Imagine a situation where you'd like to find or index a substring within another string. Is there "overlap" between the strings, and if so, what is it? Or maybe you'd like to replace certain characters in a string with others. Now imagine that you're compelled to load the text strings into a relational database to perform these operations because such string functions aren't available in any other context. No knock on the RDBMS, a tremendously useful thing, but that's a unacceptable situation.
The premise of Shapely, or one of the premises, is that Python programmers should be able to perform PostGIS type geometry operations outside of an RDBMS. Another is that Python idioms trump GIS (or Java, in this case, since the GEOS library is derived from JTS, a Java project) idioms.
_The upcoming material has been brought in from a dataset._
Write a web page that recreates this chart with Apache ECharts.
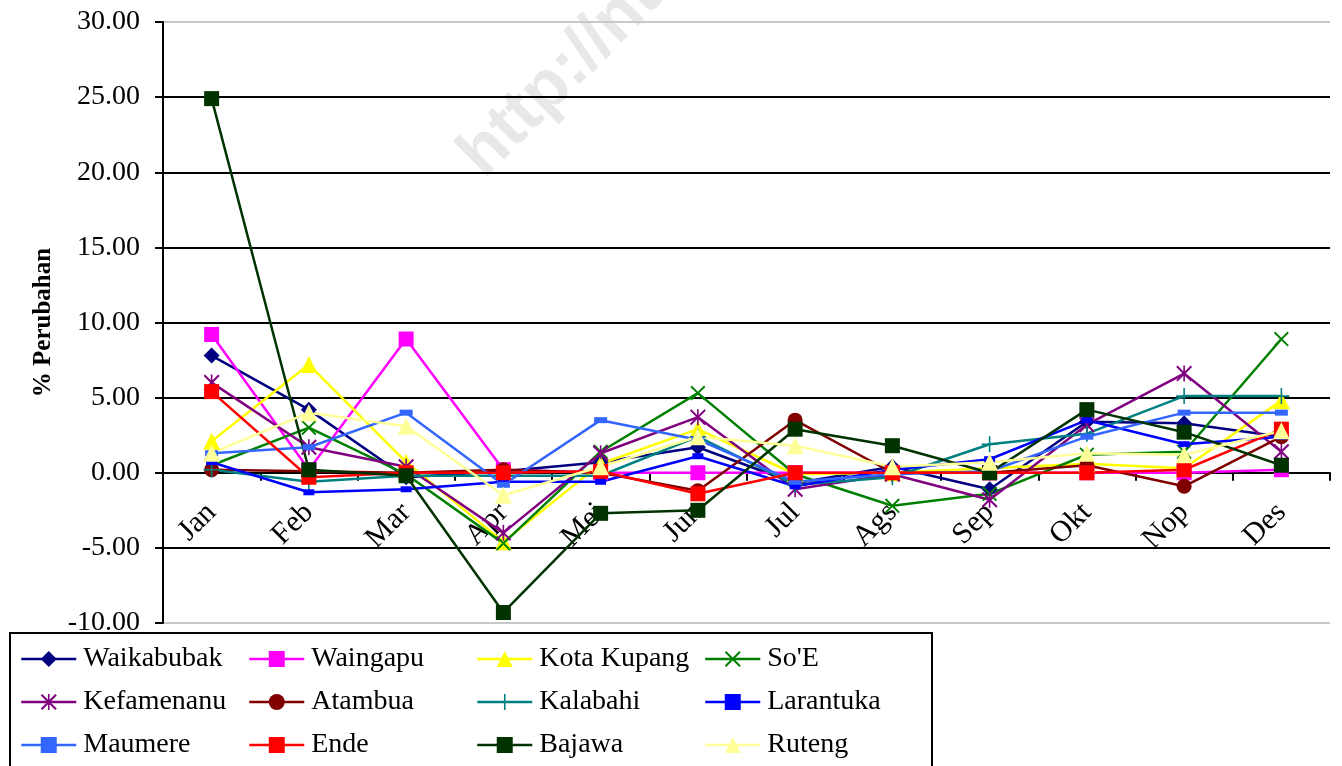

Shapely, in a nutshell lets you do PostGIS-y stuff outside the context of a database using idiomatic Python. I've got a ways to go yet in explaining this because I've left you needing to know what PostGIS-y stuff is.
That's the theory, but are spatial operations outside of a RDBMS all that interesting in practice? They are to the GIS community: the OGC's Web Processing Service specification was written to standardize such practice, and I know a bunch of Python programmers that are gonzo for WPS. Myself, I'm -1 on the WPS standard, but +1 on spatially smart web intermediaries. This is one of the possible classes of Shapely applications.
My toy Mush is an example of a pipe-like app that uses Shapely. Feeds go in, feeds come out. Check out this map of intersecting regions around geo-referenced photos in a Flickr feed produced using Shapely. Look, Ma: no database.